How does HeyGen compare to traditional video production costs?
Traditional video production costs $1,000-$10,000+ per video including talent, equipment, studio rental, and editing. HeyGen’s unlimited plan at $29-$39/month enables hundreds of videos monthly, reducing per-video costs to under $1. The platform saves production time from days or weeks to minutes, though traditional video still offers superior quality for high-budget productions.
Can I integrate HeyGen into my existing workflow or application?
Yes. HeyGen offers API access for developers to integrate video generation into applications, websites, or automated workflows. The API supports programmatic video creation, avatar management, and translation features. HeyGen also integrates with HubSpot, Zapier, YouTube, and Loom for streamlined content distribution.

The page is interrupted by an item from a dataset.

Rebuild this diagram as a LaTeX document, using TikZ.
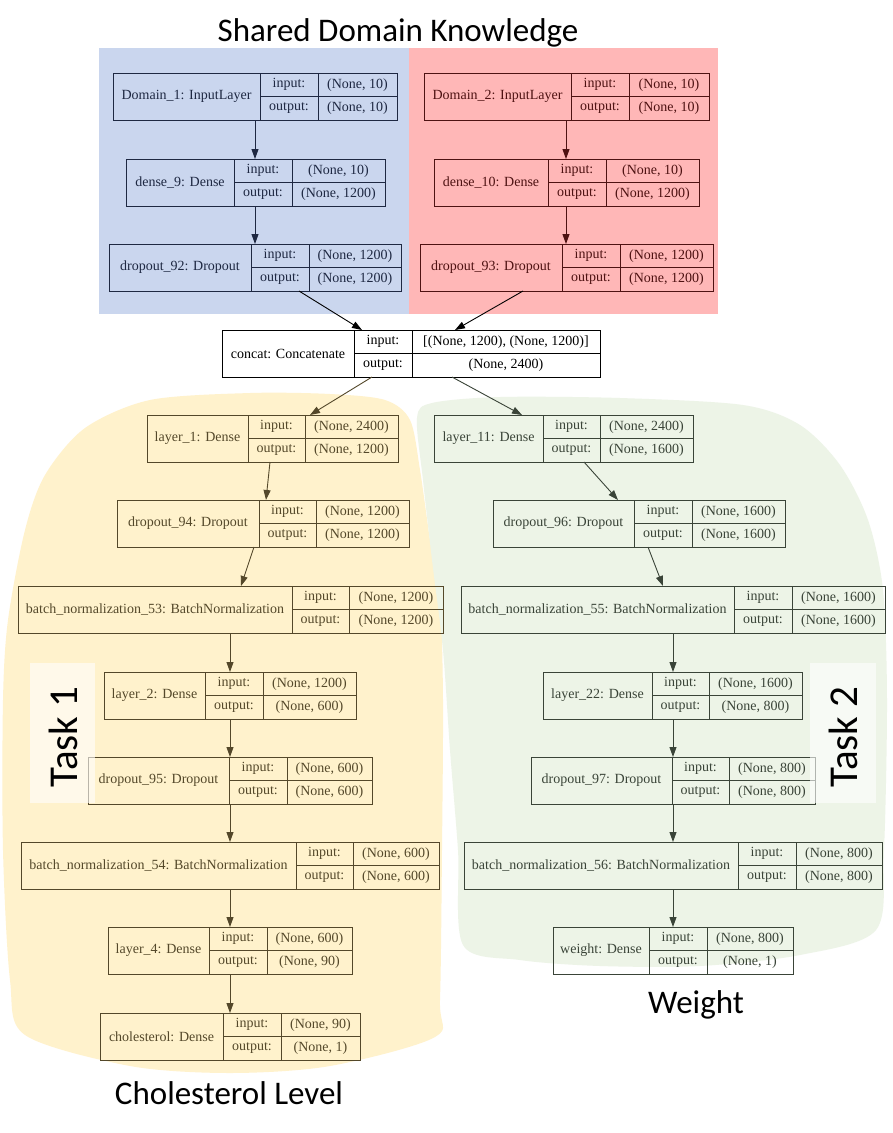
\documentclass[tikz,border=0pt]{standalone}
\usepackage{fontspec}
\setmainfont{Liberation Serif}
\newfontfamily\calib{Carlito}
\usetikzlibrary{arrows.meta}
\definecolor{bgblue}{RGB}{202,214,238}
\definecolor{bgpink}{RGB}{255,183,183}
\definecolor{bgyellow}{RGB}{255,242,204}
\definecolor{bggreen}{RGB}{237,244,231}
\definecolor{lnblue}{RGB}{30,40,66}
\definecolor{lnpink}{RGB}{78,18,18}
\definecolor{lnyellow}{RGB}{84,72,42}
\definecolor{lngreen}{RGB}{58,68,56}
\colorlet{lc}{black}
\tikzset{
  kbox/.style={draw=lc, line width=0.9pt, minimum height=47pt, inner sep=0pt, outer sep=0pt},
  kline/.style={draw=lc, line width=0.9pt},
  ktxt/.style={text=lc, font=\fontsize{14}{16}\selectfont, inner sep=0pt, anchor=center},
  karr/.style={draw=lc, line width=0.9pt, -{Triangle[length=10pt,width=7pt]}},
  bigtxt/.style={font=\calib\fontsize{33}{40}\selectfont, inner sep=0pt},
  tasktxt/.style={font=\calib\fontsize{41}{48}\selectfont, inner sep=0pt, rotate=90},
  taskbg/.style={fill=white, fill opacity=0.6, draw=none}
}
\newcommand{\kn}[9]{%
  \node[kbox, minimum width={(#5-#2)*1pt}, anchor=north west] (#1) at (#2,#6) {};
  \draw[kline] (#3,#6) -- (#3,{#6+47});
  \draw[kline] (#4,#6) -- (#4,{#6+47});
  \draw[kline] (#3,{#6+23.5}) -- (#5,{#6+23.5});
  \node[ktxt] (#1-name) at ({(#2+#3)/2},{#6+23.5}) {#7};
  \node[ktxt] (#1-in) at ({(#3+#4)/2},{#6+11.75}) {input:};
  \node[ktxt] (#1-out) at ({(#3+#4)/2},{#6+35.25}) {output:};
  \node[ktxt] (#1-iv) at ({(#4+#5)/2},{#6+11.75}) {#8};
  \node[ktxt] (#1-ov) at ({(#4+#5)/2},{#6+35.25}) {#9};
}
\begin{document}
\begin{tikzpicture}[x=1pt,y=-1pt]
\useasboundingbox (0,0) rectangle (893,1133);
\fill[white] (0,0) rectangle (893,1133);
% backgrounds
\fill[bgblue] (99,48) rectangle (409,314);
\fill[bgpink] (409,48) rectangle (718,314);
\fill[bgyellow] plot[smooth cycle, tension=0.5] coordinates {
 (150,400) (250,393) (330,394) (385,400) (410,420) (420,470) (430,540) (440,600)
 (443,700) (442,850) (440,1000) (435,1037) (330,1066) (230,1073) (130,1066)
 (25,1035) (10,980) (3,850) (3,700) (8,620) (25,530) (45,475) (85,428)};
\fill[bggreen] plot[smooth cycle, tension=0.5] coordinates {
 (417,418) (432,403) (500,397) (620,398) (743,405) (800,425) (840,465) (868,520)
 (883,590) (887,700) (884,850) (876,930) (800,955) (700,966) (600,966) (520,960)
 (463,945) (458,850) (450,750) (443,650) (432,560) (423,480)};
% titles
\node[bigtxt, anchor=base] (title) at (398,41) {Shared Domain Knowledge};
\node[bigtxt, anchor=base] (chol) at (229,1104) {Cholesterol Level};
\node[bigtxt, anchor=base] (wlab) at (696,1013) {Weight};
% shared blue
\begin{scope}
\colorlet{lc}{lnblue}
\kn{dom1}{113}{260}{318}{397}{73}{Domain\_1: InputLayer}{(None, 10)}{(None, 10)}
\kn{dense9}{126}{234}{292}{385}{159}{dense\_9: Dense}{(None, 10)}{(None, 1200)}
\kn{drop92}{109}{251}{309}{401}{244}{dropout\_92: Dropout}{(None, 1200)}{(None, 1200)}
\draw[karr] ([xshift=142pt]dom1.south west) -- ([xshift=129pt]dense9.north west);
\draw[karr] ([xshift=129pt]dense9.south west) -- ([xshift=146pt]drop92.north west);
\end{scope}
% shared pink
\begin{scope}
\colorlet{lc}{lnpink}
\kn{dom2}{424}{571}{629}{709}{73}{Domain\_2: InputLayer}{(None, 10)}{(None, 10)}
\kn{dense10}{434}{548}{606}{699}{159}{dense\_10: Dense}{(None, 10)}{(None, 1200)}
\kn{drop93}{420}{562}{620}{713}{244}{dropout\_93: Dropout}{(None, 1200)}{(None, 1200)}
\draw[karr] ([xshift=142pt]dom2.south west) -- ([xshift=132pt]dense10.north west);
\draw[karr] ([xshift=132pt]dense10.south west) -- ([xshift=146pt]drop93.north west);
\end{scope}
% concat
\begin{scope}
\colorlet{lc}{black}
\kn{concat}{222}{354}{412}{600}{330}{concat: Concatenate}{[(None, 1200), (None, 1200)]}{(None, 2400)}
\draw[karr] ([xshift=190pt]drop92.south west) -- ([xshift=140pt]concat.north west);
\draw[karr] ([xshift=103pt]drop93.south west) -- ([xshift=233pt]concat.north west);
\end{scope}
% task 1 (yellow)
\begin{scope}
\colorlet{lc}{lnyellow}
\kn{layer1}{147}{248}{305}{398}{415}{layer\_1: Dense}{(None, 2400)}{(None, 1200)}
\kn{drop94}{117}{259}{316}{409}{500}{dropout\_94: Dropout}{(None, 1200)}{(None, 1200)}
\kn{bn53}{18}{292}{349}{443}{586}{batch\_normalization\_53: BatchNormalization}{(None, 1200)}{(None, 1200)}
\kn{layer2}{104}{205}{263}{356}{672}{layer\_2: Dense}{(None, 1200)}{(None, 600)}
\kn{drop95}{88}{229}{287}{372}{757}{dropout\_95: Dropout}{(None, 600)}{(None, 600)}
\kn{bn54}{21}{296}{353}{439}{842}{batch\_normalization\_54: BatchNormalization}{(None, 600)}{(None, 600)}
\kn{layer4}{108}{209}{267}{352}{927}{layer\_4: Dense}{(None, 600)}{(None, 90)}
\kn{cholnode}{100}{223}{281}{360}{1013}{cholesterol: Dense}{(None, 90)}{(None, 1)}
\draw[karr] ([xshift=150pt]concat.south west) -- ([xshift=163pt]layer1.north west);
\draw[karr] ([xshift=123pt]layer1.south west) -- ([xshift=149pt]drop94.north west);
\draw[karr] ([xshift=137pt]drop94.south west) -- ([xshift=223pt]bn53.north west);
\draw[karr] ([xshift=212pt]bn53.south west) -- ([xshift=126pt]layer2.north west);
\draw[karr] ([xshift=126pt]layer2.south west) -- ([xshift=142pt]drop95.north west);
\draw[karr] ([xshift=142pt]drop95.south west) -- ([xshift=209pt]bn54.north west);
\draw[karr] ([xshift=209pt]bn54.south west) -- ([xshift=122pt]layer4.north west);
\draw[karr] ([xshift=122pt]layer4.south west) -- ([xshift=130pt]cholnode.north west);
\end{scope}
% task 2 (green)
\begin{scope}
\colorlet{lc}{lngreen}
\kn{layer11}{434}{543}{600}{693}{415}{layer\_11: Dense}{(None, 2400)}{(None, 1600)}
\kn{drop96}{493}{634}{692}{785}{500}{dropout\_96: Dropout}{(None, 1600)}{(None, 1600)}
\kn{bn55}{461}{734}{792}{885}{586}{batch\_normalization\_55: BatchNormalization}{(None, 1600)}{(None, 1600)}
\kn{layer22}{543}{652}{709}{802}{672}{layer\_22: Dense}{(None, 1600)}{(None, 800)}
\kn{drop97}{531}{672}{729}{815}{757}{dropout\_97: Dropout}{(None, 800)}{(None, 800)}
\kn{bn56}{464}{738}{796}{882}{842}{batch\_normalization\_56: BatchNormalization}{(None, 800)}{(None, 800)}
\kn{weightnode}{553}{649}{707}{793}{927}{weight: Dense}{(None, 800)}{(None, 1)}
\draw[karr] ([xshift=230pt]concat.south west) -- ([xshift=88pt]layer11.north west);
\draw[karr] ([xshift=150pt]layer11.south west) -- ([xshift=125pt]drop96.north west);
\draw[karr] ([xshift=155pt]drop96.south west) -- ([xshift=202pt]bn55.north west);
\draw[karr] ([xshift=212pt]bn55.south west) -- ([xshift=130pt]layer22.north west);
\draw[karr] ([xshift=130pt]layer22.south west) -- ([xshift=142pt]drop97.north west);
\draw[karr] ([xshift=142pt]drop97.south west) -- ([xshift=209pt]bn56.north west);
\draw[karr] ([xshift=209pt]bn56.south west) -- ([xshift=120pt]weightnode.north west);
\end{scope}
% task labels
\fill[taskbg] (30,663) rectangle (95,803);
\fill[taskbg] (810,663) rectangle (876,803);
\node[tasktxt] (task1) at (63,737) {Task 1};
\node[tasktxt] (task2) at (843,737) {Task 2};
\end{tikzpicture}
\end{document}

What happens to my custom avatars if I cancel my subscription?
Your custom avatars remain accessible as long as you maintain an active paid subscription. If you cancel, you’ll retain access until the billing cycle ends, after which you cannot generate new videos using custom avatars. Existing videos remain yours permanently and are not deleted. Resubscribing restores access to previously created custom avatars.
Does HeyGen support real-time avatar conversations?
Yes, through Interactive Avatars. These avatars join video calls, respond to questions using connected knowledge bases, and stream with unlimited duration on paid plans. Free plans allow 10-minute sessions. Interactive avatars work in Zoom meetings and can be embedded in websites for customer service or sales applications.
What file formats does HeyGen support for export?
HeyGen exports videos in MP4 format at 720p (Free), 1080p (Creator), or 4K (Team) resolution. The platform also supports direct sharing via links and embedding on websites. Audio can be extracted separately, and subtitles export in SRT format for use with video platforms.